> **Exercise**
Transcribe all the records exactly and omit any images they hold.

> **Records to use**
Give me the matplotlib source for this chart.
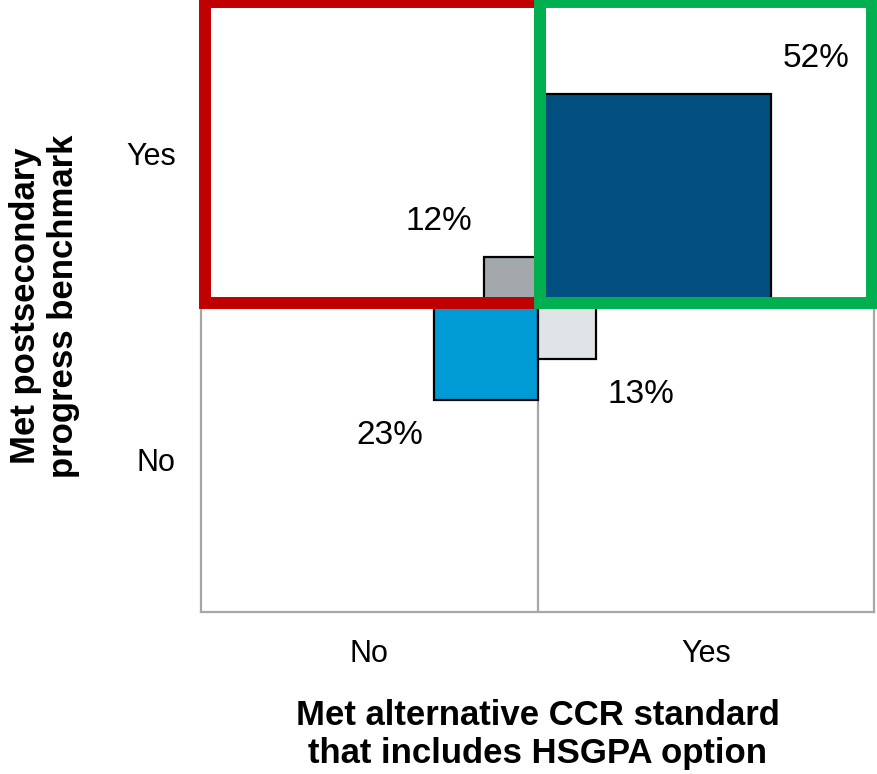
import matplotlib.pyplot as plt
from matplotlib.patches import Rectangle

plt.rcParams['font.family'] = ['Liberation Sans', 'DejaVu Sans']

# quadrants: (x direction, y direction) -> No = -1, Yes = +1
quadrants = ['No/Yes', 'Yes/Yes', 'No/No', 'Yes/No']
x_dirs = [-1, 1, -1, 1]
y_dirs = [1, 1, -1, -1]
percents = [12, 52, 23, 13]
colors = ['#A3A8AC', '#02507F', '#009AD4', '#E1E4E7']

tick_labels = ['No', 'Yes']
x_title = 'Met alternative CCR standard\nthat includes HSGPA option'
y_title = 'Met postsecondary\nprogress benchmark'

fig = plt.figure(figsize=(8.77, 7.74), dpi=100)
ax = fig.add_axes([0.229, 0.209, 0.768, 0.791])
ax.set_xlim(-75, 75)
ax.set_ylim(-75, 75)

# centre grid lines
ax.axvline(0, color='#A6A6A6', lw=1.6, zorder=1)
ax.axhline(0, color='#A6A6A6', lw=1.6, zorder=1)

for xd, yd, p, c in zip(x_dirs, y_dirs, percents, colors):
    # side of the square is proportional to the percentage
    ax.add_patch(Rectangle((0, 0), xd * p, yd * p, facecolor=c,
                           edgecolor='black', lw=1.6, zorder=2))
    ax.text(xd * (p + 10), yd * (p + 8.7), f'{p}%', fontsize=24,
            ha='center', va='center', zorder=5)

# highlight boxes
ax.add_patch(Rectangle((-74, 0.7), 74.5, 73.9, fill=False, edgecolor='#C00000',
                       lw=8.6, clip_on=False, zorder=3, joinstyle='miter'))
ax.add_patch(Rectangle((0.5, 0.7), 74.0, 73.9, fill=False, edgecolor='#00B050',
                       lw=8.6, clip_on=False, zorder=4, joinstyle='miter'))

ax.set_xticks([-37.5, 37.5])
ax.set_xticklabels(tick_labels, fontsize=22)
ax.set_yticks([-37.5, 37.5])
ax.set_yticklabels(tick_labels, fontsize=22)
ax.tick_params(axis='y', length=0, pad=18)
ax.tick_params(axis='x', length=0, pad=19)
for s in ax.spines.values():
    s.set_color('#A6A6A6')
    s.set_linewidth(1.6)

ax.set_xlabel(x_title, fontsize=25, fontweight='bold', labelpad=22)
ax.set_ylabel(y_title, fontsize=25, fontweight='bold', labelpad=33)

fig.savefig('out.png', dpi=100)
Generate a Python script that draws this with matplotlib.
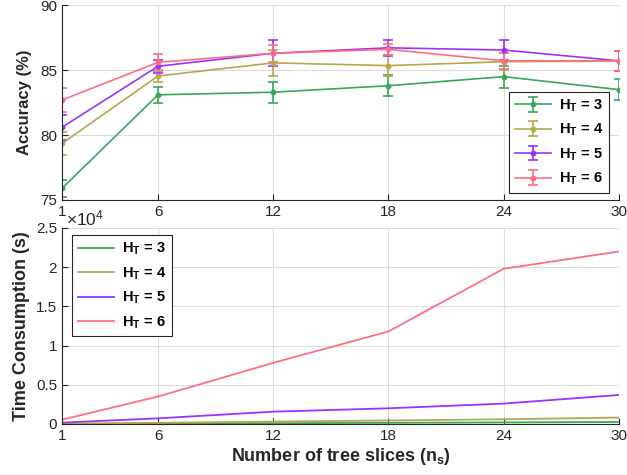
import matplotlib
matplotlib.use("Agg")
import matplotlib.pyplot as plt
from matplotlib.ticker import FuncFormatter

plt.rcParams['font.family'] = ['Liberation Sans', 'DejaVu Sans']
plt.rcParams['mathtext.fontset'] = 'custom'
plt.rcParams['mathtext.rm'] = 'Liberation Sans'
plt.rcParams['mathtext.bf'] = 'Liberation Sans:bold'
plt.rcParams['mathtext.it'] = 'Liberation Sans:italic'

x = [1, 6, 12, 18, 24, 30]
xticks = [1, 6, 12, 18, 24, 30]
labels = ['H$_\\mathbf{T}$ = 3', 'H$_\\mathbf{T}$ = 4', 'H$_\\mathbf{T}$ = 5', 'H$_\\mathbf{T}$ = 6']
colors = ['#3aa65c', '#b5a84a', '#9933ff', '#ff6e82']

acc_h3 = [75.9, 83.1, 83.3, 83.8, 84.5, 83.5]
acc_h4 = [79.35, 84.55, 85.56, 85.35, 85.65, 85.7]
acc_h5 = [80.6, 85.3, 86.3, 86.72, 86.55, 85.72]
acc_h6 = [82.7, 85.6, 86.3, 86.6, 85.72, 85.72]
err_h3 = [0.65, 0.6, 0.8, 0.8, 0.85, 0.8]
err_h4 = [0.87, 0.45, 1.0, 0.8, 0.65, 0.77]
err_h5 = [0.96, 0.5, 1.0, 0.6, 0.75, 0.77]
err_h6 = [0.9, 0.63, 0.65, 0.4, 0.6, 0.75]

time_h3 = [10, 50, 100, 150, 200, 250]
time_h4 = [40, 150, 300, 450, 600, 820]
time_h5 = [170, 720, 1570, 2000, 2600, 3700]
time_h6 = [550, 3500, 7800, 11800, 19800, 22000]

accs = [acc_h3, acc_h4, acc_h5, acc_h6]
errs = [err_h3, err_h4, err_h5, err_h6]
times = [time_h3, time_h4, time_h5, time_h6]

TXT = '#262626'
fig = plt.figure(figsize=(6.27, 4.75), dpi=100)
ax1 = fig.add_axes([0.0989, 0.579, 0.888, 0.410])
ax2 = fig.add_axes([0.0989, 0.1074, 0.888, 0.4126])

def style(ax):
    for s in ['top', 'right']:
        ax.spines[s].set_visible(False)
    for s in ['left', 'bottom']:
        ax.spines[s].set_color(TXT)
        ax.spines[s].set_linewidth(0.8)
    ax.grid(True, color='#dcdcdc', linewidth=0.8)
    ax.set_axisbelow(True)
    ax.tick_params(direction='in', length=4, width=0.8, colors=TXT,
                   labelsize=11, labelcolor=TXT)
    ax.set_xlim(1, 30)
    ax.set_xticks(xticks)

for a, e, c, l in zip(accs, errs, colors, labels):
    ax1.errorbar(x, a, yerr=e, color=c, linewidth=1.2, marker='o', markersize=3.2,
                 capsize=3.5, capthick=1.2, elinewidth=1.2, label=l)
style(ax1)
ax1.set_ylim(75, 90)
ax1.set_yticks([75, 80, 85, 90])
ax1.set_ylabel('Accuracy (%)', fontsize=12, fontweight='bold', color=TXT, labelpad=6)
leg1 = ax1.legend(loc='lower right', prop={'weight': 'bold', 'size': 10.5},
                  fancybox=False, edgecolor=TXT, framealpha=1,
                  handlelength=2.5, borderpad=0.4, labelspacing=0.55,
                  handletextpad=0.5, borderaxespad=0,
                  bbox_to_anchor=(0.982, 0.036))
leg1.get_frame().set_linewidth(0.8)

for t, c, l in zip(times, colors, labels):
    ax2.plot(x, t, color=c, linewidth=1.3, label=l)
style(ax2)
ax2.set_ylim(0, 25000)
ax2.set_yticks([0, 5000, 10000, 15000, 20000, 25000])
ax2.yaxis.set_major_formatter(FuncFormatter(lambda v, p: '%g' % (v / 1e4)))
ax2.text(0.008, 1.0, r'$\times10^{4}$', transform=ax2.transAxes, ha='left', va='bottom',
         fontsize=12.5, color=TXT)
ax2.set_ylabel('Time Consumption (s)', fontsize=13, fontweight='bold', color=TXT)
ax2.set_xlabel('Number of tree slices (n$_\\mathbf{s}$)', fontsize=13, fontweight='bold',
               color=TXT, labelpad=2)
leg2 = ax2.legend(loc='upper left', prop={'weight': 'bold', 'size': 10.5},
                  fancybox=False, edgecolor=TXT, framealpha=1,
                  handlelength=2.5, borderpad=0.4, labelspacing=0.55,
                  handletextpad=0.5, borderaxespad=0,
                  bbox_to_anchor=(0.018, 0.964))
leg2.get_frame().set_linewidth(0.8)

fig.savefig('out.png', dpi=100)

> **In response**
Give me the matplotlib source for this chart.
import matplotlib.pyplot as plt
from matplotlib.patches import Rectangle

plt.rcParams['font.family'] = ['Liberation Sans', 'DejaVu Sans']

# quadrants: (x direction, y direction) -> No = -1, Yes = +1
quadrants = ['No/Yes', 'Yes/Yes', 'No/No', 'Yes/No']
x_dirs = [-1, 1, -1, 1]
y_dirs = [1, 1, -1, -1]
percents = [12, 52, 23, 13]
colors = ['#A3A8AC', '#02507F', '#009AD4', '#E1E4E7']

tick_labels = ['No', 'Yes']
x_title = 'Met alternative CCR standard\nthat includes HSGPA option'
y_title = 'Met postsecondary\nprogress benchmark'

fig = plt.figure(figsize=(8.77, 7.74), dpi=100)
ax = fig.add_axes([0.229, 0.209, 0.768, 0.791])
ax.set_xlim(-75, 75)
ax.set_ylim(-75, 75)

# centre grid lines
ax.axvline(0, color='#A6A6A6', lw=1.6, zorder=1)
ax.axhline(0, color='#A6A6A6', lw=1.6, zorder=1)

for xd, yd, p, c in zip(x_dirs, y_dirs, percents, colors):
    # side of the square is proportional to the percentage
    ax.add_patch(Rectangle((0, 0), xd * p, yd * p, facecolor=c,
                           edgecolor='black', lw=1.6, zorder=2))
    ax.text(xd * (p + 10), yd * (p + 8.7), f'{p}%', fontsize=24,
            ha='center', va='center', zorder=5)

# highlight boxes
ax.add_patch(Rectangle((-74, 0.7), 74.5, 73.9, fill=False, edgecolor='#C00000',
                       lw=8.6, clip_on=False, zorder=3, joinstyle='miter'))
ax.add_patch(Rectangle((0.5, 0.7), 74.0, 73.9, fill=False, edgecolor='#00B050',
                       lw=8.6, clip_on=False, zorder=4, joinstyle='miter'))

ax.set_xticks([-37.5, 37.5])
ax.set_xticklabels(tick_labels, fontsize=22)
ax.set_yticks([-37.5, 37.5])
ax.set_yticklabels(tick_labels, fontsize=22)
ax.tick_params(axis='y', length=0, pad=18)
ax.tick_params(axis='x', length=0, pad=19)
for s in ax.spines.values():
    s.set_color('#A6A6A6')
    s.set_linewidth(1.6)

ax.set_xlabel(x_title, fontsize=25, fontweight='bold', labelpad=22)
ax.set_ylabel(y_title, fontsize=25, fontweight='bold', labelpad=33)

fig.savefig('out.png', dpi=100)
Generate a Python script that draws this with matplotlib.
import matplotlib
matplotlib.use("Agg")
import matplotlib.pyplot as plt
from matplotlib.ticker import FuncFormatter

plt.rcParams['font.family'] = ['Liberation Sans', 'DejaVu Sans']
plt.rcParams['mathtext.fontset'] = 'custom'
plt.rcParams['mathtext.rm'] = 'Liberation Sans'
plt.rcParams['mathtext.bf'] = 'Liberation Sans:bold'
plt.rcParams['mathtext.it'] = 'Liberation Sans:italic'

x = [1, 6, 12, 18, 24, 30]
xticks = [1, 6, 12, 18, 24, 30]
labels = ['H$_\\mathbf{T}$ = 3', 'H$_\\mathbf{T}$ = 4', 'H$_\\mathbf{T}$ = 5', 'H$_\\mathbf{T}$ = 6']
colors = ['#3aa65c', '#b5a84a', '#9933ff', '#ff6e82']

acc_h3 = [75.9, 83.1, 83.3, 83.8, 84.5, 83.5]
acc_h4 = [79.35, 84.55, 85.56, 85.35, 85.65, 85.7]
acc_h5 = [80.6, 85.3, 86.3, 86.72, 86.55, 85.72]
acc_h6 = [82.7, 85.6, 86.3, 86.6, 85.72, 85.72]
err_h3 = [0.65, 0.6, 0.8, 0.8, 0.85, 0.8]
err_h4 = [0.87, 0.45, 1.0, 0.8, 0.65, 0.77]
err_h5 = [0.96, 0.5, 1.0, 0.6, 0.75, 0.77]
err_h6 = [0.9, 0.63, 0.65, 0.4, 0.6, 0.75]

time_h3 = [10, 50, 100, 150, 200, 250]
time_h4 = [40, 150, 300, 450, 600, 820]
time_h5 = [170, 720, 1570, 2000, 2600, 3700]
time_h6 = [550, 3500, 7800, 11800, 19800, 22000]

accs = [acc_h3, acc_h4, acc_h5, acc_h6]
errs = [err_h3, err_h4, err_h5, err_h6]
times = [time_h3, time_h4, time_h5, time_h6]

TXT = '#262626'
fig = plt.figure(figsize=(6.27, 4.75), dpi=100)
ax1 = fig.add_axes([0.0989, 0.579, 0.888, 0.410])
ax2 = fig.add_axes([0.0989, 0.1074, 0.888, 0.4126])

def style(ax):
    for s in ['top', 'right']:
        ax.spines[s].set_visible(False)
    for s in ['left', 'bottom']:
        ax.spines[s].set_color(TXT)
        ax.spines[s].set_linewidth(0.8)
    ax.grid(True, color='#dcdcdc', linewidth=0.8)
    ax.set_axisbelow(True)
    ax.tick_params(direction='in', length=4, width=0.8, colors=TXT,
                   labelsize=11, labelcolor=TXT)
    ax.set_xlim(1, 30)
    ax.set_xticks(xticks)

for a, e, c, l in zip(accs, errs, colors, labels):
    ax1.errorbar(x, a, yerr=e, color=c, linewidth=1.2, marker='o', markersize=3.2,
                 capsize=3.5, capthick=1.2, elinewidth=1.2, label=l)
style(ax1)
ax1.set_ylim(75, 90)
ax1.set_yticks([75, 80, 85, 90])
ax1.set_ylabel('Accuracy (%)', fontsize=12, fontweight='bold', color=TXT, labelpad=6)
leg1 = ax1.legend(loc='lower right', prop={'weight': 'bold', 'size': 10.5},
                  fancybox=False, edgecolor=TXT, framealpha=1,
                  handlelength=2.5, borderpad=0.4, labelspacing=0.55,
                  handletextpad=0.5, borderaxespad=0,
                  bbox_to_anchor=(0.982, 0.036))
leg1.get_frame().set_linewidth(0.8)

for t, c, l in zip(times, colors, labels):
    ax2.plot(x, t, color=c, linewidth=1.3, label=l)
style(ax2)
ax2.set_ylim(0, 25000)
ax2.set_yticks([0, 5000, 10000, 15000, 20000, 25000])
ax2.yaxis.set_major_formatter(FuncFormatter(lambda v, p: '%g' % (v / 1e4)))
ax2.text(0.008, 1.0, r'$\times10^{4}$', transform=ax2.transAxes, ha='left', va='bottom',
         fontsize=12.5, color=TXT)
ax2.set_ylabel('Time Consumption (s)', fontsize=13, fontweight='bold', color=TXT)
ax2.set_xlabel('Number of tree slices (n$_\\mathbf{s}$)', fontsize=13, fontweight='bold',
               color=TXT, labelpad=2)
leg2 = ax2.legend(loc='upper left', prop={'weight': 'bold', 'size': 10.5},
                  fancybox=False, edgecolor=TXT, framealpha=1,
                  handlelength=2.5, borderpad=0.4, labelspacing=0.55,
                  handletextpad=0.5, borderaxespad=0,
                  bbox_to_anchor=(0.018, 0.964))
leg2.get_frame().set_linewidth(0.8)

fig.savefig('out.png', dpi=100)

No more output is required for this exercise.